Rauch was a respected figure among his colleagues. Notably, the composer Franz Schreker dedicated his Suite nach Oskar Wildes Novelle "Der Geburtstag der Infantin" (Piano reduction, 1924) to him with the inscription: "Herrn Wilhelm Rauch Professor am Wiener Conservatorium gewidmet" (Dedicated to Mr. Wilhelm Rauch, Professor at the Vienna Conservatory).

== Works ==
Rauch was a prolific editor and compiler of pedagogical piano literature, particularly for Universal Edition (Vienna). His revisions of standard 19th-century technical studies and curated collections of student repertoire became foundational texts in the Viennese piano teaching tradition.

The following are some of the published works:
- Sonatinen-Album, Vol. I (UE 335) : subtitled Eine Sammlung 21 wertvoller und beliebter Sonatinen; a collection of pieces by composers such as Clementi and Kuhlau, edited by Rauch.
- Sonatinen-Album, Vol. II (UE 336) – edited by Rauch.
- Czerny: 100 Recreations (UE 304) – revised and edited by Rauch.
- Czerny: Schule der Geläufigkeit [School of Velocity]; Op. 299. (Mainz, Schott) – edited by Rauch.
- Czerny: Schule des Virtuosen für Clavier [School of the Virtuoso for Piano]; Op.365. (Cranz Edition 77) – edited by Rauch.
- Czerny: Vierzig tägl Studien für Clavier [Forty Daily Studies for Piano]; Op. 337. (Cranz Edition 76) – edited by Rauch.

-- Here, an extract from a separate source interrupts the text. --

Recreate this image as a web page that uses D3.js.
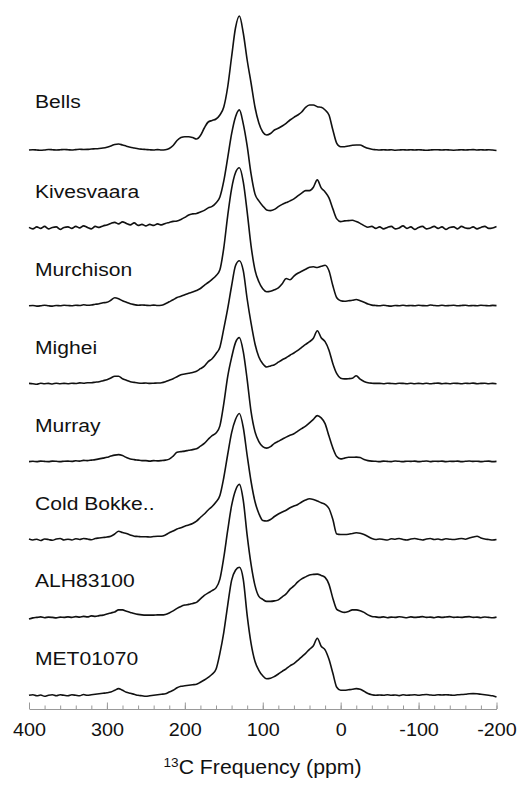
<!DOCTYPE html>
<html>
<head>
<meta charset="utf-8">
<script src="https://cdn.jsdelivr.net/npm/d3@7"></script>
<style>
  html, body { margin: 0; padding: 0; background: #fff; }
  svg { display: block; }
  text { font-family: "Liberation Sans", Arial, Helvetica, sans-serif; fill: #111; }
</style>
</head>
<body>
<svg id="chart" width="519" height="786"></svg>
<script>
// ---- Data (chemical shift grid in ppm, 400 → -200 every 5 ppm) ----
const ppm = d3.range(400, -205, -5);

const sampleNames = ["Bells", "Kivesvaara", "Murchison", "Mighei", "Murray", "Cold Bokke..", "ALH83100", "MET01070"];

const bells = [
0,0.3,0,-0.3,0,0.5,0.3,0,0.2,0.5,
0.3,0,0.4,0.8,0.5,0.6,1,1.2,1.5,2,
2.8,4,5.5,6,5,3.8,2.8,2,1.2,0.8,
0.5,0.2,0,0.4,0,0.3,1.5,4.5,9.5,12.5,
13.3,13.3,12.5,11,14.5,22,28,29.5,31,35,
43,63,93,122,134,117,90,67,43,27,
18,15,16.5,20,21.7,24,26.7,30,32.7,35,
38,42.7,45,45,43.3,42.7,40,35,20,6.7,
3.3,3.3,4,4.7,5,5,3.3,1.7,0.7,0.3,
0,0.3,0,0.2,-0.2,0,0.3,0,0.2,0,
0.3,0,-0.3,0,0.3,0.2,0,0.3,0,-0.2,
0,0.3,0,0.2,0.4,0,0.2,0,0.3,0,
-0.5];

const kivesvaara = [
0.5,-1,1,-0.5,1.5,-1,0.5,1,-1.5,0.5,
1,-0.5,1.5,0,2,0.5,-1,1.5,0.5,2,
3,4.5,5.5,4,6,4.5,3,5,2.5,3.5,
2,3.5,2.5,4,3,4.5,5.5,6.5,7,8.5,
10.5,13,14,14.5,16,17.5,20,21.5,25,31,
47,70,94,111,118,104,82,54,34,27,
22,18,17.3,18.5,21.2,23.5,25.3,27,29,32,
34.8,37.3,37.3,40.7,48,40,36,30,19,9,
6.3,7,7.3,7.7,6.3,4.5,2.3,0.7,1.5,-0.5,
1,-1,0.5,1.5,-1,0,2,-0.5,1,-1.5,
0.5,1.5,-1,0,1.5,-0.5,1,-1.5,0.5,1,
-1,1.5,0,-0.5,1,-1,0.5,1.5,-0.5,0,
1.5];

const murchison = [
0,0.3,-0.3,0,0.5,0,-0.3,0.3,0,0.5,
0.3,0,0.5,0.3,1,0.5,0.8,1.5,2,3,
3.5,5.5,8,7,5,3.5,2,1.2,0.5,0.8,
0.5,0.3,0.7,0.3,0.5,2,4,6,8.3,9.5,
11,12.5,13.7,15.3,17.3,20.5,23.3,26.5,30,36,
58,90,117,133,138,124,94,60,36,24,
17,14,14.5,16,18,22,27.3,26,29.7,32.5,
34.5,36.5,38.5,39,38.3,39.5,40.5,35,20,8,
5,4.5,5,5.5,6.3,5,3.5,1.7,0.7,0.3,
0,0.5,0,-0.3,0.3,0,0.5,0,0.3,0,
0.5,0.2,0,0.8,0.3,0,0.5,0,0.3,0.5,
0,0.3,0.6,0,0.3,0,0.5,0.3,0,0.4,
0.2];

const mighei = [
0.3,0,-0.5,0.5,0,0.3,-0.3,0.5,0,0.3,
0,0.5,0.2,0.8,0.5,1,1,1.5,2,3,
4,5.7,7.5,7.5,5,3.5,2,1.3,0.7,0.5,
0.7,0.3,0.5,0.7,1,2,3.5,5,7,9,
9.7,10.5,11.3,12.5,15,17.5,22,25,30,36.5,
55,75,97.7,118,123,113,84.7,60.6,40,26.7,
20,16.7,17.8,19,21.5,24,26,28.5,30.7,33.3,
36.3,39.3,42,45.5,53,46,42,33.5,20,10,
5.5,4.8,5,5.5,8,4.5,2.3,1,0.5,0.3,
0.3,0,0.5,0.2,0,0.5,0.3,0,0.4,0,
0.3,0,0.5,0,0.3,0.6,0,0.3,0,0.5,
0.3,0,0.4,0.2,0.6,0,0.3,0.5,0,0.3,
0];

const murray = [
0,0.3,0,0.5,0.2,0,0.5,0.3,0,0.4,
0.5,0.2,0.8,0.5,1.2,1,1.5,2,2.7,3.5,
4.3,5.5,6.5,7,6,4,2.7,2,1.5,1,
1,0.5,1,0.7,1,1.5,2.5,5.5,9.3,10,
10.5,11.3,12,12.8,15.5,18.3,22.3,26,28.5,35.7,
58,85,104,119,124,110,82,50,30,20,
15,13.5,15,18.3,20.3,22.3,24.5,26.3,27.8,30.5,
33,35.5,38.8,42.3,46,43.7,38,25.5,13.5,5,
2.7,3.5,4.3,4.3,4.5,4,2,1,0.5,0.3,
0,0.5,0.2,0,0.6,0.3,0,0.4,0.2,0.5,
0,0.3,0.6,0,0.4,0.2,0.5,0,0.3,0.2,
0.5,0,0.3,0.6,0.2,0.4,0,0.3,0.5,0,
0.2];

const coldBokkeveld = [
0.5,-0.5,0.3,-1,0.5,0,-0.8,0.5,1,-0.5,
0.3,-0.5,0.8,0,1,0.5,-0.3,1,1.5,2,
2.5,3.3,5.5,8.3,7,6,4.5,3.3,3,2.7,
2.7,2.5,3,3.3,3.3,4.5,6.7,8.5,10.5,11.7,
13.3,14.5,16,18.3,22,25.5,29.5,33,37.5,44,
62,85,106.7,120,126,112,84,58,38,26,
19,18.5,20,23,25.5,27.5,29.3,31.7,33.5,35,
37.5,39.5,40.7,40,38.5,36.7,35.2,31,20,5.5,
5,5,5.2,6,6.7,6.3,5,3,1,0,
0.5,0,-0.5,0.8,0.3,1,0,-0.5,0.5,1,
0.3,-0.5,0.5,1,0,0.5,-0.3,0.8,0.3,0,
0.5,1,0.3,1.5,2.5,3.3,1.5,0.5,0,-0.5,
0];

const alh83100 = [
-1.7,-0.5,0,0.5,-0.3,0.3,0,-0.5,0.3,0,
0.5,0,0.8,0.3,1,0.5,1.5,1,1.8,2.3,
3.5,4.5,5.5,7.5,7.5,6.2,5,3.8,3,2.5,
2.3,2.3,2.3,2.5,2.5,3,4.5,6.5,9,11,
12.3,13,14,15,18.5,22,24.5,26.7,29.5,38.3,
60,87,111.7,127,133,117,82,53,32,21,
18,16,16,16.5,17.5,20.5,23.5,28.3,31.5,35.5,
38.5,40.5,42.5,43,43.3,42,40,33,19,8,
6,5,6,7.5,7.5,6.7,5,2.5,1,0.5,
0,0.5,-0.3,0.3,0,0.6,0.2,-0.3,0.5,0,
0.3,0.8,0,0.3,-0.3,0.5,0,0.4,0.8,0,
0.3,0,0.5,0.8,0,0.3,-0.3,0.4,0,-0.3,
0.3];

const met01070 = [
0,0.5,-0.5,0.3,-1,0,0.5,-0.5,0.5,0,
-0.5,0.5,0,-0.5,0.8,0,0.5,1,1.5,2,
2.5,3.3,5,6.7,5,3,2,1,0,-0.5,
-1,-0.5,0,0.5,1,1.5,3.3,5,7.5,9,
9.5,10,10.5,11,13,15.3,18,21,26,42,
63,90,115,125,128,116,80,52,34,25,
19.5,16.5,17,18.8,21.3,24,26.5,29.5,31.7,35,
38.5,42,46,49.5,57,49,45.5,36,22,8,
5,5,5.5,6,6.7,6,4,1.7,0.5,0,
0.3,0,0.5,0,0.3,-0.3,0.5,0,0.3,0.5,
0,0.5,0.8,0.3,0,0.5,0.3,0.6,0.3,0,
0.5,0.8,1,1.5,1.7,1.5,1,0.5,0,-0.5,
-1.7];

const spectra = [bells, kivesvaara, murchison, mighei, murray, coldBokkeveld, alh83100, met01070];

const majorTicks = [400, 300, 200, 100, 0, -100, -200];
const majorTickLabels = ["400", "300", "200", "100", "0", "-100", "-200"];
const minorTicks = d3.range(400, -201, -20);
const axisTitleSup = "13";
const axisTitleMain = "C Frequency (ppm)";

// ---- Layout ----
const svg = d3.select("#chart");
const x = d3.scaleLinear().domain([400, -200]).range([29, 496.5]);
const offset = d3.scalePoint().domain(sampleNames).range([150, 695.3]);
const amp = d3.scaleLinear().domain([0, 134]).range([0, 134]);
const axisY = 709;

const line = d3.line()
  .x((d, i) => x(ppm[i]))
  .y(d => d)
  .curve(d3.curveMonotoneX);

sampleNames.forEach((name, k) => {
  const base = offset(name);
  const ys = spectra[k].map(v => base - amp(v));
  svg.append("path")
    .attr("d", line(ys))
    .attr("fill", "none")
    .attr("stroke", "#111")
    .attr("stroke-width", 1.6)
    .attr("stroke-linejoin", "round");
  const lift = k === 0 ? 42 : 30;
  svg.append("text")
    .attr("transform", `translate(35,${base - lift}) scale(1.14,1)`)
    .attr("font-size", 18.5)
    .text(name);
});

// Minor ticks
const minorAxis = d3.axisBottom(x).tickValues(minorTicks).tickSizeInner(-3.5).tickSizeOuter(0).tickFormat("");
const gMinor = svg.append("g").attr("transform", `translate(0,${axisY})`).call(minorAxis);
gMinor.select(".domain").attr("stroke", "#999");
gMinor.selectAll(".tick line").attr("stroke", "#999");

// Major ticks and labels
const majorAxis = d3.axisBottom(x).tickValues(majorTicks).tickSizeInner(-6.5).tickSizeOuter(0).tickPadding(14)
  .tickFormat((d, i) => majorTickLabels[i]);
const gMajor = svg.append("g").attr("transform", `translate(0,${axisY})`).call(majorAxis);
gMajor.select(".domain").remove();
gMajor.selectAll(".tick line").attr("stroke", "#999");
gMajor.selectAll(".tick text")
  .attr("font-family", "'Liberation Sans', Arial, Helvetica, sans-serif")
  .attr("font-size", 18.5)
  .attr("fill", "#111")
  .attr("transform", "scale(1.07,1)");

// Axis title
const title = svg.append("text")
  .attr("transform", "translate(262.5,774.3) scale(1.09,1)")
  .attr("text-anchor", "middle")
  .attr("font-size", 19.5);
title.append("tspan").attr("font-size", 12.5).attr("dy", -7.5).text(axisTitleSup);
title.append("tspan").attr("dy", 7.5).text(axisTitleMain);
</script>
</body>
</html>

- Czerny: Ausgewählte Etüden für Pianoforte [Selected Études for Pianoforte]; Op. 261 & Op. 821. (Cranz, Leipzig) – Revised and edited by L. Landskron and W. Rauch.
- Czerny: Die Kunst der Fingerfertigkeit [The Art of Finger Dexterity]; Op. 740 – edited by Rauch.
- Diabelli: 2 Sonatinas for Piano 4-hands Op.24; (Universal Edition, 1901) – edited by Rauch.
- Diabelli: 3 Sonatinas for Piano 4-hands Op.152; (Universal Edition, 1901) – edited by Rauch.
- Diabelli: 7 Sonatinen für Piano Solo Op.168; Vienna: (Universal Edition, 1901) – edited by Rauch.
- Dussek: Piano Sonata No.15, Op.39 No.2; (Leipzig: August Cranz) – edited by Rauch.
- Dussek: Piano Sonata No.16, Op.39 No.3; (Leipzig: August Cranz) – edited by Rauch.
- Haydn: Sonata No. 31 Vol. IV (Universal Edition, 1901) – edited by Rauch.
- Haydn: Complete Haydn Piano Sonatas Vol. I-IV (Universal Edition, 1901) – edited by Rauch.
- Herz: Scales and Exercises (UE 316) – revised and edited by Rauch.
- Kessler: 20 ausgew. Etuden zur Vollendung bereits gebildeter Clavier-spieler [20 Selected Études for the Refinement of Advanced Pianists]; Op. 100 – revised by Prof. Wilhelm Rauch.
- Mozart: Fantasia e Fuga, KV 394, No. III in C major. (Leipzig: August Cranz) – revised and fingered by Rauch.
- Hans Schmitt (1835–1907): Lehrplan für die ersten Jahre des Clavierunterrichtes [Curriculum for the first years of piano instruction] – revised by Prof. Wilhelm Rauch.